DIRECTIONS: Starting at the first line of the listing below, retype each line up to and including the one that contains "from bokeh.resources import INLINE". Leave pictures out.

DATA SECTION:
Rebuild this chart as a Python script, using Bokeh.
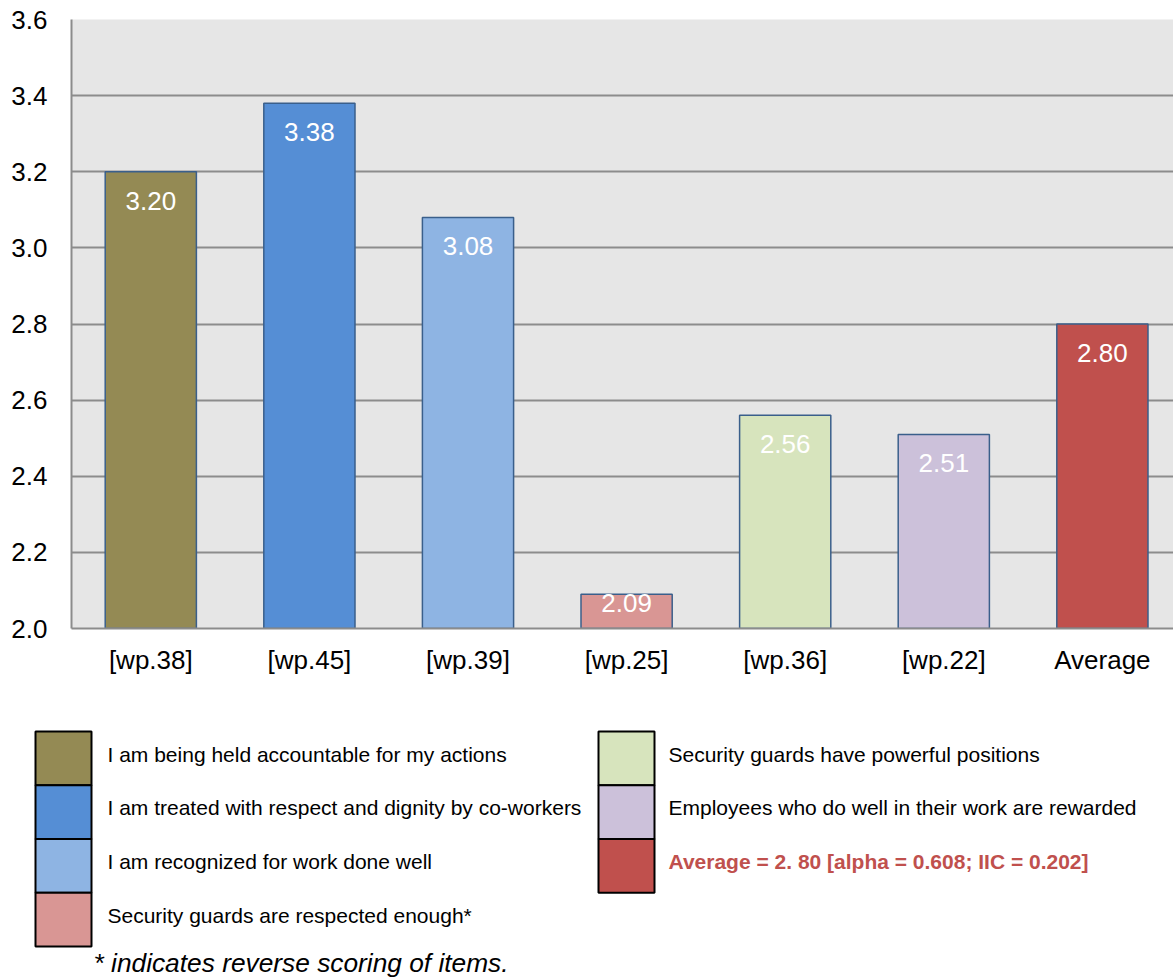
from bokeh.plotting import figure
from bokeh.layouts import column
from bokeh.models import Range1d, FixedTicker, PrintfTickFormatter, ColumnDataSource
from bokeh.core.properties import value
from bokeh.embed import file_html
from bokeh.resources import INLINE

# Survey items and their mean scores
items = ["[wp.38]", "[wp.45]", "[wp.39]", "[wp.25]", "[wp.36]", "[wp.22]", "Average"]
scores = [3.20, 3.38, 3.08, 2.09, 2.56, 2.51, 2.80]
descriptions = [
    "I am being held accountable for my actions",
    "I am treated with respect and dignity by co-workers",
    "I am recognized for work done well",
    "Security guards are respected enough*",
    "Security guards have powerful positions",
    "Employees who do well in their work are rewarded",
    "Average = 2. 80 [alpha = 0.608; IIC = 0.202]",
]
footnote = "* indicates reverse scoring of items."
y_ticks = [2.0, 2.2, 2.4, 2.6, 2.8, 3.0, 3.2, 3.4, 3.6]

palette = ["#948A54", "#558ED5", "#8EB4E3", "#D99694", "#D7E4BD", "#CCC1DA", "#C0504D"]

FONT = "Liberation Sans"
W = 1173
H_MAIN = 690
H_LEG = 977 - H_MAIN
LEFT, TOP, BOTTOM = 71, 19, 62
SLOT = 158.6                      # pixels per category
Y0, Y1 = y_ticks[0], y_ticks[-1]
frame_h = H_MAIN - TOP - BOTTOM
ppu = frame_h / (Y1 - Y0)         # pixels per score unit

# ---- main bar chart ----
xs = [i + 0.5 for i in range(len(items))]
label_y = []
for v in scores:
    bar_px = (v - Y0) * ppu
    off = min(29.0, bar_px * 0.26)
    label_y.append(v - off / ppu)

src = ColumnDataSource(dict(
    x=xs, top=scores, color=palette,
    label=[f"{v:.2f}" for v in scores], label_y=label_y,
))

p = figure(width=W, height=H_MAIN,
           x_range=Range1d(0, (W - LEFT) / SLOT), y_range=Range1d(Y0, Y1),
           output_backend="svg", toolbar_location=None,
           min_border_left=LEFT, min_border_right=0,
           min_border_top=TOP, min_border_bottom=BOTTOM)
p.frame_align = False
p.background_fill_color = "#E6E6E6"
p.border_fill_color = "white"
p.outline_line_color = None

p.xgrid.grid_line_color = None
p.ygrid.ticker = FixedTicker(ticks=y_ticks)
p.ygrid.grid_line_color = "#8C8C8C"
p.ygrid.grid_line_width = 2

p.yaxis.ticker = FixedTicker(ticks=y_ticks)
p.yaxis.formatter = PrintfTickFormatter(format="%.1f")
p.xaxis.ticker = FixedTicker(ticks=xs)
p.xaxis.major_label_overrides = {x: name for x, name in zip(xs, items)}

for ax in (p.xaxis[0], p.yaxis[0]):
    ax.axis_line_color = "#8C8C8C"
    ax.axis_line_width = 2
    ax.major_tick_line_color = None
    ax.minor_tick_line_color = None
    ax.major_label_text_font = FONT
    ax.major_label_text_font_size = "26px"
    ax.major_label_text_color = "black"
p.yaxis.major_label_standoff = 18
p.xaxis.major_label_standoff = 10

p.vbar(x="x", top="top", bottom=Y0, width=0.575, fill_color="color",
       line_color="#3A5F8B", line_width=1.5, source=src)
p.text(x="x", y="label_y", text="label", text_color="white",
       text_align="center", text_baseline="middle",
       text_font=value(FONT), text_font_size="26px", source=src)

# ---- legend panel (page-pixel coordinates) ----
lg = figure(width=W, height=H_LEG,
            x_range=Range1d(0, W), y_range=Range1d(977, H_MAIN),
            output_backend="svg", toolbar_location=None, min_border=0)
lg.frame_align = False
lg.axis.visible = False
lg.grid.grid_line_color = None
lg.outline_line_color = None
lg.background_fill_color = "white"
lg.border_fill_color = "white"

ROW0, ROW_H = 731, 53.75
col_box_left = [35, 598]
col_text_left = [107, 668]
BOX_W = 56
n_left = 4
L, R, T, B, TX, TY, TC, TS = [], [], [], [], [], [], [], []
for i, desc in enumerate(descriptions):
    col = 0 if i < n_left else 1
    row = i if i < n_left else i - n_left
    top = ROW0 + row * ROW_H
    L.append(col_box_left[col]); R.append(col_box_left[col] + BOX_W)
    T.append(top); B.append(top + ROW_H)
    TX.append(col_text_left[col]); TY.append(top + 22.5)
    is_avg = items[i] == "Average"
    TC.append(palette[i] if is_avg else "black")
    TS.append("bold" if is_avg else "normal")

lsrc = ColumnDataSource(dict(left=L, right=R, top=T, bottom=B, color=palette,
                             tx=TX, ty=TY, text=descriptions, tc=TC, ts=TS))
lg.quad(left="left", right="right", top="top", bottom="bottom",
        fill_color="color", line_color="black", line_width=2, source=lsrc)
lg.text(x="tx", y="ty", text="text", text_color="tc", text_font_style="ts",
        text_baseline="middle", text_font=value(FONT), text_font_size="21px",
        source=lsrc)
lg.text(x=[93], y=[962], text=[footnote], text_baseline="middle",
        text_font=value(FONT), text_font_size="26.3px", text_font_style="italic",
        text_color="black")

layout = column(p, lg, spacing=0)
open("out.html", "w").write(file_html(layout, INLINE))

FINISHED TASK:
Rebuild this chart as a Python script, using Bokeh.
from bokeh.plotting import figure
from bokeh.layouts import column
from bokeh.models import Range1d, FixedTicker, PrintfTickFormatter, ColumnDataSource
from bokeh.core.properties import value
from bokeh.embed import file_html
from bokeh.resources import INLINE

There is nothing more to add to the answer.